Check that the element is not empty or incomplete "element != JSON_ID_NONE && !(json.get_flags(element) & JSON_FLAG_INCOMPLETE);">>>
Get next element "element = json.get_object(a, element)"

if (a != JSON_ID_NONE) {
    word element = JSON_ID_NONE;
    for (element = json.get_object(a, 0); element != JSON_ID_NONE && !(json.get_flags(element) & JSON_FLAG_INCOMPLETE); element = json.get_object(a, element)) {
        // get object properties
        const char* name = json.get_string(element, "name");
        // process the data
        // ...
        debug.printf("Name:%s", name);
    }

}

So if the loop breaks out and an incomplete element is found, means that the next chunk of data which we will be reciving is part of the incomplete element. That's why we need to fill the data buffer with the incomplete element,
and pass the address after the last char of the filled data. If the JSON has reached its end but there's some invalid data, that data will still be received but not processed, so when all the data is received, we send a 202 OK response.

if (element != JSON_ID_NONE || flags & JSON_FLAG_INCOMPLETE) {              // check if the end has been reached
    char tmp[DATA_SIZE_MAX * 2 + 1];                                        // temporary buffer to save the incomplete data
    char* x = tmp;                                                          // pointer to temporary buffer
    debug->printf("Buffer before write: %s", tmp);
    json.write(0, x, array);                                                // saves element before incomplete data inside the array, the incomplete data and the terminating 0 to the tmp buffer
    debug->printf("Buffer after write: %s", tmp);
    fill = x - data;                                                        // calculate the length of the incomplete data by subtracting the 2 memory adresses, which is faster then strlen(tmp)
    debug->printf("Fill size: %d", fill);
    memcpy(data, tmp, fill + 1);                                            // copy the incomplete data to the data buffer
}

// Check if there is remaining data from the inital request, which may or may not be JSON data
if (!last) {
    // append next chunk to the end of the incomplete data
    webserverPut->Recv(&data[fill], DATA_SIZE_MAX);
}
else {
    // send 202 OK response with no content data
    webserverPut->SetResultCode(WEBDAV_RESULT_OK, 0);
    webserverPut->Send(0, 0);
}

As mentioned in the comment, the write function also saves the element before the incomplete element, so the data buffer would look like this after the first call:

{"data":[{"id":1,"name":"Item 1","description":"This is item 1","price":65,"available":false,"tags":["tag1","tag2","tag3"]},{"id":2,"name":"I

And the "&data[fill]" passed to the "Recv" function will be the last char, so when the next chunk of data comes in, it will be added to the right place.

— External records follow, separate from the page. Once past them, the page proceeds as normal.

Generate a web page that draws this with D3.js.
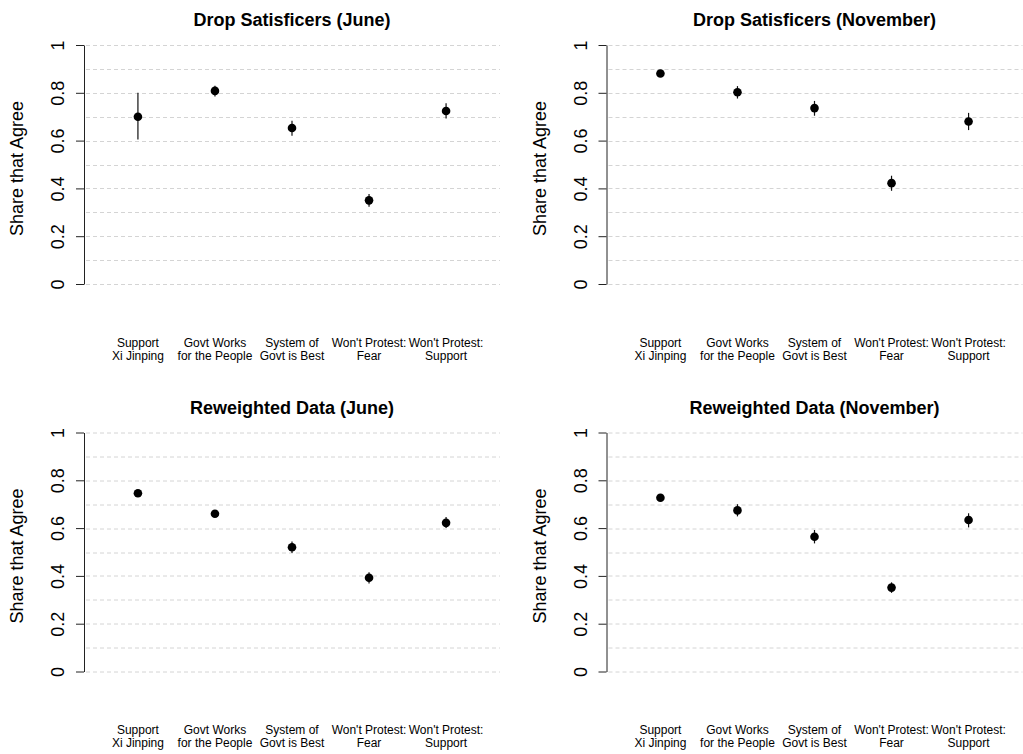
<!DOCTYPE html>
<html>
<head>
<meta charset="utf-8">
<script src="https://cdn.jsdelivr.net/npm/d3@7"></script>
<style>
  html, body { margin: 0; padding: 0; background: #fff; }
  svg { display: block; font-family: "Liberation Sans", Arial, Helvetica, sans-serif; }
  .grid line { stroke: #d4d4d4; stroke-dasharray: 4,3; stroke-width: 1; }
  .axis path, .axis line { stroke: #222; stroke-width: 1; }
</style>
</head>
<body>
<div id="chart"></div>
<script>
// Categories (two-line labels)
const categories = [
    ['Support', 'Xi Jinping'],
    ['Govt Works', 'for the People'],
    ['System of', 'Govt is Best'],
    ["Won't Protest:", 'Fear'],
    ["Won't Protest:", 'Support']
];

const panelTitles = [
    'Drop Satisficers (June)',
    'Drop Satisficers (November)',
    'Reweighted Data (June)',
    'Reweighted Data (November)'
];

// Point estimates and interval bounds, per panel
const dropJuneEst = [0.700, 0.808, 0.653, 0.350, 0.724];
const dropJuneLo  = [0.605, 0.785, 0.620, 0.323, 0.692];
const dropJuneHi  = [0.800, 0.830, 0.683, 0.377, 0.756];

const dropNovEst = [0.881, 0.802, 0.736, 0.422, 0.680];
const dropNovLo  = [0.870, 0.776, 0.704, 0.390, 0.644];
const dropNovHi  = [0.892, 0.828, 0.766, 0.453, 0.716];

const rewJuneEst = [0.746, 0.660, 0.520, 0.392, 0.622];
const rewJuneLo  = [0.735, 0.646, 0.496, 0.368, 0.600];
const rewJuneHi  = [0.757, 0.674, 0.544, 0.415, 0.646];

const rewNovEst = [0.727, 0.674, 0.564, 0.351, 0.634];
const rewNovLo  = [0.716, 0.649, 0.536, 0.329, 0.603];
const rewNovHi  = [0.738, 0.700, 0.592, 0.373, 0.662];

const yTicks = [0, 0.2, 0.4, 0.6, 0.8, 1];
const gridValues = [0, 0.1, 0.2, 0.3, 0.4, 0.5, 0.6, 0.7, 0.8, 0.9, 1];
const yLabel = 'Share that Agree';

(function () {
    'use strict';

    const W = 1023, H = 754;
    const plotW = 416;
    const fontFamily = '"Liberation Sans", Arial, Helvetica, sans-serif';

    // Layout for the 2x2 grid: x of the axis, y of value 1 / value 0
    const panels = [
        { title: panelTitles[0], x0: 84,    yTop: 45,    yBot: 284,   est: dropJuneEst, lo: dropJuneLo, hi: dropJuneHi },
        { title: panelTitles[1], x0: 606.5, yTop: 45,    yBot: 284,   est: dropNovEst,  lo: dropNovLo,  hi: dropNovHi },
        { title: panelTitles[2], x0: 84,    yTop: 432.5, yBot: 671.5, est: rewJuneEst,  lo: rewJuneLo,  hi: rewJuneHi },
        { title: panelTitles[3], x0: 606.5, yTop: 432.5, yBot: 671.5, est: rewNovEst,   lo: rewNovLo,   hi: rewNovHi }
    ];

    const svg = d3.select('#chart')
        .append('svg')
        .attr('width', W)
        .attr('height', H);

    const x = d3.scaleLinear().domain([0.3, 5.7]).range([0, plotW]);

    panels.forEach(p => {
        const y = d3.scaleLinear().domain([0, 1]).range([p.yBot - p.yTop, 0]);
        const g = svg.append('g').attr('transform', `translate(${p.x0},${p.yTop})`);

        // Dashed gridlines
        g.append('g')
            .attr('class', 'grid')
            .selectAll('line')
            .data(gridValues)
            .enter()
            .append('line')
            .attr('x1', 2)
            .attr('x2', plotW)
            .attr('y1', d => Math.round(y(d)) + 0.5)
            .attr('y2', d => Math.round(y(d)) + 0.5);

        // Y axis with rotated tick labels
        const axis = g.append('g')
            .attr('class', 'axis')
            .call(d3.axisLeft(y)
                .tickValues(yTicks)
                .tickSize(8)
                .tickSizeOuter(0)
                .tickFormat(d => d === 0 ? '0' : d === 1 ? '1' : d3.format('.1f')(d)));

        axis.attr('font-size', 18).attr('font-family', fontFamily);

        axis.selectAll('.tick text')
            .attr('x', 0)
            .attr('y', 0)
            .attr('dy', '0.35em')
            .attr('text-anchor', 'middle')
            .attr('transform', 'translate(-26,0) rotate(-90)')
            .attr('fill', '#000')
            .style('font-size', '18px');

        // Y axis title
        g.append('text')
            .attr('transform', `translate(-67,${(p.yBot - p.yTop) / 2 + 4}) rotate(-90)`)
            .attr('text-anchor', 'middle')
            .attr('dy', '0.35em')
            .style('font-size', '18px')
            .text(yLabel);

        // Panel title
        g.append('text')
            .attr('x', plotW / 2)
            .attr('y', -19)
            .attr('text-anchor', 'middle')
            .style('font-size', '18px')
            .style('font-weight', 'bold')
            .text(p.title);

        const rows = categories.map((c, i) => ({
            pos: i + 1,
            est: p.est[i],
            lo: p.lo[i],
            hi: p.hi[i]
        }));

        // Interval bars
        g.selectAll('line.ci')
            .data(rows)
            .enter()
            .append('line')
            .attr('class', 'ci')
            .attr('x1', d => x(d.pos))
            .attr('x2', d => x(d.pos))
            .attr('y1', d => y(d.lo))
            .attr('y2', d => y(d.hi))
            .attr('stroke', '#111')
            .attr('stroke-width', 1.2);

        // Points
        g.selectAll('circle.pt')
            .data(rows)
            .enter()
            .append('circle')
            .attr('class', 'pt')
            .attr('cx', d => x(d.pos))
            .attr('cy', d => y(d.est))
            .attr('r', 4.3)
            .attr('fill', '#000');

        // Category labels below the plot
        const lab = g.selectAll('text.cat')
            .data(categories)
            .enter()
            .append('text')
            .attr('class', 'cat')
            .attr('text-anchor', 'middle')
            .style('font-size', '12px');

        lab.append('tspan')
            .attr('x', (d, i) => x(i + 1))
            .attr('y', 301.5)
            .text(d => d[0]);

        lab.append('tspan')
            .attr('x', (d, i) => x(i + 1))
            .attr('y', 314.5)
            .text(d => d[1]);
    });
})();
</script>
</body>
</html>
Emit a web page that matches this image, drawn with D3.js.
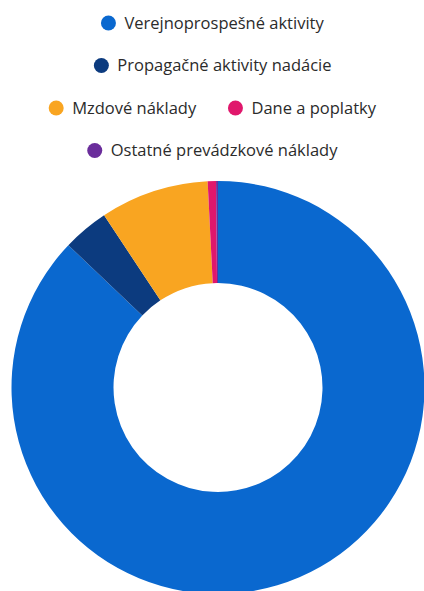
<!doctype html>
<html>
<head>
    <meta charset="utf-8">
    <title>Náklady</title>
    <script src="https://d3js.org/d3.v7.min.js"></script>
    <style>
        body { margin: 0; background: #fff; }
        svg { display: block; }
    </style>
</head>
<body>
    <svg id="chart" width="424" height="591"></svg>
    <script>
        // data (percent of total)
        let labels = ["Verejnoprospešné aktivity", "Propagačné aktivity nadácie", "Mzdové náklady", "Dane a poplatky", "Ostatné prevádzkové náklady"];
        let values = [87.1, 3.6, 8.5, 0.65, 0.15];
        let colors = ["#0a68cf", "#0c3b7f", "#f9a521", "#e0176c", "#6a2d9b"];

        var svg = d3.select("#chart");

        // legend, wrapped into centred rows
        var legend = svg.append("g").attr("class", "legend");
        var maxRow = 370, gap = 31, dotR = 7.5, dotGap = 8.5, rowH = 42.5, firstY = 23, midX = 212.7;

        var items = legend.selectAll("g.item")
          .data(labels)
          .enter()
          .append("g")
          .attr("class", "item");

        items.append("circle")
          .attr("r", dotR)
          .attr("cx", dotR)
          .style("fill", (d, i) => colors[i]);

        items.append("text")
          .attr("x", dotR * 2 + dotGap)
          .attr("dy", "0.36em")
          .style("font-family", "'Open Sans', sans-serif")
          .style("font-size", "16.5px")
          .style("fill", "#2b2b2b")
          .text(d => d);

        var rows = [], cur = [], curW = 0;
        items.each(function() {
            var w = this.getBBox().width;
            var add = cur.length ? gap + w : w;
            if (cur.length && curW + add > maxRow) {
                rows.push({ items: cur, width: curW });
                cur = []; curW = 0; add = w;
            }
            cur.push({ node: this, w: w });
            curW += add;
        });
        if (cur.length) rows.push({ items: cur, width: curW });

        rows.forEach((row, r) => {
            var x = midX - row.width / 2;
            row.items.forEach(it => {
                d3.select(it.node).attr("transform", "translate(" + x + "," + (firstY + r * rowH) + ")");
                x += it.w + gap;
            });
        });

        // donut
        var cx = 218, cy = 387.5, outerR = 206.5, innerR = 104.5;

        var pie = d3.pie().sort(null).value(d => d);
        var arc = d3.arc().innerRadius(innerR).outerRadius(outerR);

        svg.append("g")
          .attr("transform", "translate(" + cx + "," + cy + ")")
          .selectAll("path")
          .data(pie(values))
          .enter()
          .append("path")
          .attr("d", arc)
          .style("fill", (d, i) => colors[i]);
    </script>
</body>
</html>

The complete code of the WebserverPutRecvResult function would look like the following:

void  RestApiPut::WebserverPutRecvResult(IWebserverPut* const webserverPut, void* buffer, size_t len)
{

    if (!buffer || !len) {                  //Check if this is the last chunk of data
        last = true;
    }
    if (len) {
        // decode
        data[fill + len] = 0;           // Write the terminating 0 after the incomplete data length + the new data
        class json_io json(data);
        json.decode();
        word root = json.get_object(JSON_ID_ROOT, 0);
        // get array of objects
        word array = json.get_array(root, "data");
        if (array != JSON_ID_NONE) {
            word element = JSON_ID_NONE;
            for (element = json.get_object(a, 0); element != JSON_ID_NONE && !(json.get_flags(element) & JSON_FLAG_INCOMPLETE); element = json.get_object(a, element)) {
                // get object properties
                const char* name = json.get_string(element, "name");
                // process the data
                // ...
                debug->printf("%s", name);


            }
            if (element != JSON_ID_NONE || flags & JSON_FLAG_INCOMPLETE) {              // check if the end has been reached
                char tmp[DATA_SIZE_MAX * 2 + 1];                                        // temporary buffer to save the incomplete data
                char* x = tmp;                                                          // pointer to temporary buffer
                debug->printf("Buffer before write: %s", tmp);
                json.write(0, x, array);                                                // saves element before incomplete data inside the array, the incomplete data and the terminating 0 to the tmp buffer
                debug->printf("Buffer after write: %s", tmp);
                fill = x - data;                                                        // calculate the length of the incomplete data by subtracting the 2 memory adresses, which is faster then strlen(tmp)
                debug->printf("Fill size: %d", fill);
                memcpy(data, tmp, fill + 1);                                            // copy the incomplete data to the data buffer
            }
            else
                fill = 0;                                                               // Because the end of the JSON has been reached we start reciving date from the start   
        }
    }
    // Check if there is remaining data from the inital request, which may not be JSON data
    if (!last) {
        // append next chunk to the end of the buffer which contains the incomplete data
        webserverPut->Recv(&data[fill], DATA_SIZE_MAX);
    }
    else {
        // send 202 OK response with no content data
        webserverPut->SetResultCode(WEBDAV_RESULT_OK, 0);
        webserverPut->Send(0, 0);
    }
}

Conclusion

In conclusion, this tutorial provided a detailed guide on how to use the JSON library to decode large JSON objects using chunked decoding.
We learned how to create a small application with a button and an input field to send and receive data through REST API from the client to the App Service.
Finally, we learned the steps involved in chunked decoding, including how to find the list within the decoded data and how to encode incomplete data using the write function.
By following the steps outlined in this tutorial, developers can successfully handle and transfer large JSON objects using chunked encoding and decoding in their applications.